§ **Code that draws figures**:
--------------------
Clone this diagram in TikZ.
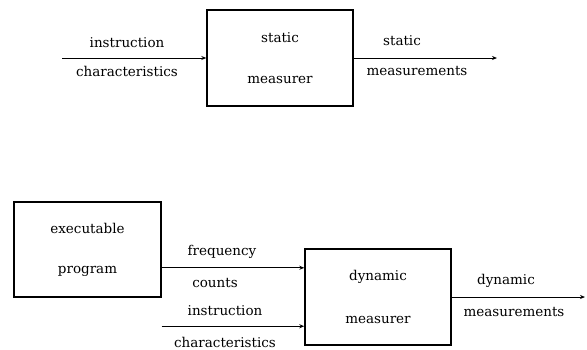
\documentclass[tikz,border=0pt]{standalone}
\usepackage{fontspec}
\setmainfont{DejaVu Serif}
\usetikzlibrary{arrows.meta,calc}
\begin{document}
\begin{tikzpicture}[>={Stealth[length=5pt,width=4pt]}, x=1pt, y=-1pt, line width=1pt,
	box/.style={draw, line width=1.4pt, minimum width=146pt, minimum height=96pt, inner sep=0pt, align=center, font=\fontsize{13.5}{41}\selectfont},
	lbl/.style={inner sep=0pt, font=\fontsize{13.5}{15}\selectfont}]
	\useasboundingbox (0,0) rectangle (587,349);
	% static measurement
	\node[box] (smeas) at (280,58) {static\\measurer};
	\coordinate (sin) at (62,58);
	\coordinate (sout) at (497,58);
	\draw[->] (sin) -- (smeas.west);
	\draw[->] (smeas.east) -- (sout);
	\node[lbl] (sinup) at (127,43) {instruction};
	\node[lbl] (sindn) at (127,71) {characteristics};
	\node[lbl] (soutup) at (402,41) {static};
	\node[lbl] (soutdn) at (417,71) {measurements};
	% dynamic measurement
	\node[box, minimum width=147pt, minimum height=95pt, font=\fontsize{13.5}{40}\selectfont] (exec) at (87.5,249.5) {executable\\program};
	\node[box, font=\fontsize{13.5}{43}\selectfont] (dmeas) at (378,297) {dynamic\\measurer};
	\coordinate (fcin) at ($(dmeas.north west)!0.2!(dmeas.south west)$);
	\coordinate (icin) at ($(dmeas.north west)!0.8!(dmeas.south west)$);
	\coordinate (icstart) at (exec.east |- icin);
	\coordinate (dout) at (585,297);
	\draw[->] (exec.east |- fcin) -- (fcin);
	\draw[->] (icstart) -- (icin);
	\draw[->] (dmeas.east) -- (dout);
	\node[lbl] (fcup) at (222,252) {frequency};
	\node[lbl] (fcdn) at (215,283) {counts};
	\node[lbl] (icup) at (225,311) {instruction};
	\node[lbl] (icdn) at (225,342) {characteristics};
	\node[lbl] (doutup) at (506,281) {dynamic};
	\node[lbl] (doutdn) at (514,312) {measurements};
\end{tikzpicture}
\end{document}
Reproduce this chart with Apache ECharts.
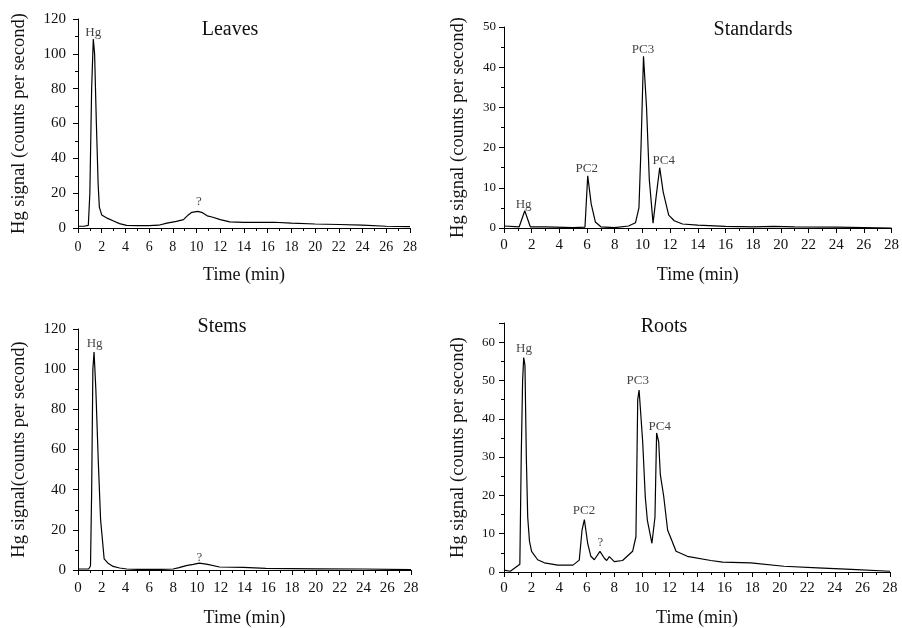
<!DOCTYPE html>
<html><head><meta charset="utf-8">
<script src="https://cdn.jsdelivr.net/npm/echarts@6/dist/echarts.min.js"></script>
<style>html,body{margin:0;padding:0;background:#fff}#c{width:902px;height:628px}</style>
</head><body><div id="c"></div>
<script>
// ---- Data ----
const panelTitles = ['Leaves', 'Standards', 'Stems', 'Roots'];
const yAxisNames = ['Hg signal (counts per second)', 'Hg signal (counts per second)', 'Hg signal(counts per second)', 'Hg signal (counts per second)'];
const xAxisName = 'Time (min)';
const yMax = [120, 50, 120, 65];
const yInterval = [20, 10, 20, 10];

const leavesTime = [0, 0.5, 0.87, 1.0, 1.15, 1.29, 1.4, 1.55, 1.7, 1.8, 2.0, 2.5, 3.0, 3.5, 4.1, 5, 6, 6.8, 7.5, 8.3, 8.9, 9.3, 9.6, 10.1, 10.5, 10.9, 11.3, 12, 12.8, 14, 16.5, 18, 20, 22, 24, 26, 28];
const leavesSignal = [1, 1, 1.5, 20, 80, 108.5, 100, 60, 25, 12, 7.5, 5.5, 4, 2.5, 1.5, 1.4, 1.4, 1.6, 2.8, 3.8, 4.8, 7.5, 9, 9.5, 8.8, 7, 6.3, 4.8, 3.5, 3.2, 3.3, 2.8, 2.3, 2, 1.6, 1, 0.8];

const standardsTime = [0, 1.1, 1.5, 1.9, 3, 5, 5.85, 6.05, 6.3, 6.6, 7, 8, 9, 9.5, 9.75, 9.9, 10.08, 10.3, 10.5, 10.77, 11.0, 11.25, 11.5, 11.9, 12.3, 12.9, 14, 16, 18, 19.5, 21, 24, 28];
const standardsSignal = [0.5, 0.3, 4.3, 0.3, 0.3, 0.1, 0.2, 13, 6, 1.5, 0.3, 0.1, 0.5, 1.3, 5, 20, 42.7, 30, 12, 1.2, 8, 15, 9, 3.2, 1.8, 1, 0.7, 0.4, 0.3, 0.4, 0.3, 0.2, 0];

const stemsTime = [0, 0.9, 1.05, 1.15, 1.25, 1.35, 1.5, 1.7, 1.9, 2.2, 2.5, 2.95, 3.5, 4.1, 5, 6, 7, 8, 8.5, 9.1, 9.7, 10.2, 10.9, 11.9, 13.9, 15.8, 18, 20, 24, 28];
const stemsSignal = [0.5, 0.5, 2, 40, 100, 108.5, 90, 55, 25, 5.5, 3.5, 1.8, 1, 0.5, 0.3, 0.3, 0.3, 0.5, 1.2, 2.2, 2.8, 3.4, 2.8, 1.5, 1.3, 0.8, 0.7, 0.6, 0.5, 0.2];

const rootsTime = [0, 0.46, 1.15, 1.25, 1.35, 1.43, 1.52, 1.62, 1.72, 1.85, 2.0, 2.44, 2.93, 3.9, 5.0, 5.46, 5.66, 5.83, 6.07, 6.3, 6.55, 6.96, 7.28, 7.45, 7.64, 8.0, 8.6, 9.33, 9.57, 9.7, 9.8, 9.9, 10.06, 10.25, 10.4, 10.73, 10.95, 11.07, 11.22, 11.34, 11.58, 11.87, 12.11, 12.48, 13.3, 15.0, 15.86, 17.9, 20.3, 22.75, 25.2, 28];
const rootsSignal = [0.5, 0.2, 2, 30, 50, 56, 54, 30, 14.3, 8, 5.4, 3.2, 2.4, 1.8, 1.8, 3.1, 10.9, 13.7, 7.5, 4.1, 3.2, 5.4, 3.6, 3.0, 4.0, 2.7, 3.0, 5.4, 9.2, 45, 47.5, 48, 34, 19.5, 13.5, 7.5, 14.3, 36.3, 34, 25.4, 19.9, 10.9, 8.8, 5.4, 4.1, 3.0, 2.6, 2.4, 1.5, 1.1, 0.7, 0.2];

// peak annotations: [time, signal, text]
const leavesPeaks = [[1.29, 112, 'Hg'], [10.2, 15, '?']];
const standardsPeaks = [[1.42, 5.9, 'Hg'], [5.98, 14.8, 'PC2'], [10.04, 44.3, 'PC3'], [11.54, 16.7, 'PC4']];
const stemsPeaks = [[1.4, 112.5, 'Hg'], [10.2, 6.3, '?']];
const rootsPeaks = [[1.45, 58.4, 'Hg'], [5.8, 16, 'PC2'], [7.0, 7.6, '?'], [9.7, 50, 'PC3'], [11.3, 38, 'PC4']];

// ---- Layout ----
const FONT = '"Liberation Serif", "DejaVu Serif", serif';
const grids = [
  {left: 78, top: 19, width: 332, height: 209},
  {left: 504, top: 27, width: 389, height: 201},
  {left: 78, top: 329, width: 333, height: 245},
  {left: 504, top: 323, width: 386, height: 253}
];
const yNameGap = [49, 36, 49, 36];
const xNameGap = [38, 38, 39, 37];
const yLabelSize = [15, 13, 15, 13];
const yLabelMargin = [12, 8, 12, 9];
const xLabelSize = [14, 15, 15, 15];
const xLabelMargin = [12, 10, 11, 9];
const titlePos = [[225, 15], [748, 15], [217, 312], [659, 312]];

const times = [leavesTime, standardsTime, stemsTime, rootsTime];
const signals = [leavesSignal, standardsSignal, stemsSignal, rootsSignal];
const peaks = [leavesPeaks, standardsPeaks, stemsPeaks, rootsPeaks];

const axisLine = {show: true, lineStyle: {color: '#000', width: 1}};
const option = {
  backgroundColor: '#fff',
  animation: false,
  title: panelTitles.map((t, i) => ({
    text: t, left: titlePos[i][0], top: titlePos[i][1], textAlign: 'center',
    textStyle: {fontFamily: FONT, fontSize: 20, fontWeight: 'normal', color: '#111'}
  })),
  grid: grids,
  xAxis: grids.map((g, i) => ({
    type: 'value', gridIndex: i, min: 0, max: 28, interval: 2,
    name: xAxisName, nameLocation: 'middle', nameGap: xNameGap[i],
    nameTextStyle: {fontFamily: FONT, fontSize: 18, color: '#111'},
    axisLine: axisLine,
    axisTick: {show: true, length: 5, lineStyle: {color: '#000'}},
    minorTick: {show: true, splitNumber: 2, length: 3, lineStyle: {color: '#000'}},
    axisLabel: {fontFamily: FONT, fontSize: xLabelSize[i], color: '#111', margin: xLabelMargin[i]},
    splitLine: {show: false}
  })),
  yAxis: grids.map((g, i) => ({
    type: 'value', gridIndex: i, min: 0, max: yMax[i], interval: yInterval[i],
    name: yAxisNames[i], nameLocation: 'middle', nameGap: yNameGap[i],
    nameTextStyle: {fontFamily: FONT, fontSize: 18.5, color: '#111'},
    axisLine: axisLine,
    axisTick: {show: true, length: 5, lineStyle: {color: '#000'}},
    minorTick: {show: true, splitNumber: 2, length: 3, lineStyle: {color: '#000'}},
    axisLabel: {fontFamily: FONT, fontSize: yLabelSize[i], color: '#111', margin: yLabelMargin[i],
      formatter: v => (v % yInterval[i] === 0 ? String(v) : '')},
    splitLine: {show: false}
  })),
  series: []
};
for (let i = 0; i < 4; i++) {
  option.series.push({
    type: 'line', xAxisIndex: i, yAxisIndex: i, showSymbol: false, symbol: 'none',
    lineStyle: {color: '#000', width: 1.2}, smooth: false,
    data: times[i].map((t, k) => [t, signals[i][k]])
  });
  option.series.push({
    type: 'scatter', xAxisIndex: i, yAxisIndex: i, symbolSize: 0,
    data: peaks[i].map(p => ({value: [p[0], p[1]], name: p[2]})),
    label: {show: true, position: 'inside', formatter: p => p.name,
      fontFamily: FONT, fontSize: 13, color: '#111'}
  });
}
const chart = echarts.init(document.getElementById('c'), null, {renderer: 'canvas'});
chart.setOption(option);
</script></body></html>
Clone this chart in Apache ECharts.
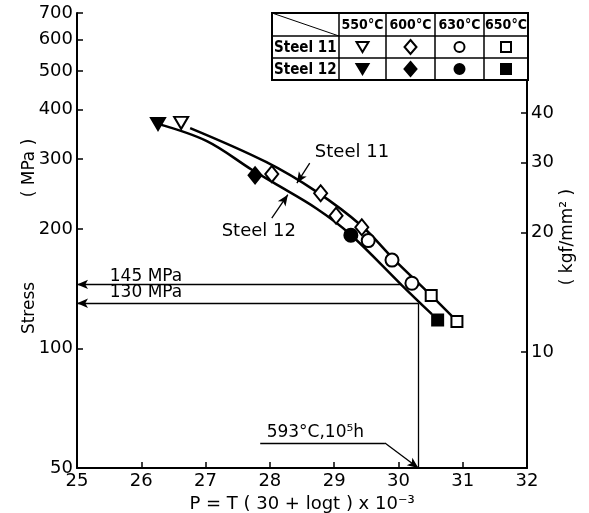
--------------------
Scan the records for the string "this". Copy each line in which it appears.

§ **Exercise solution**:
Clone this diagram in TikZ.
Reproduce this chart with Apache ECharts.
Clone this chart in Apache ECharts.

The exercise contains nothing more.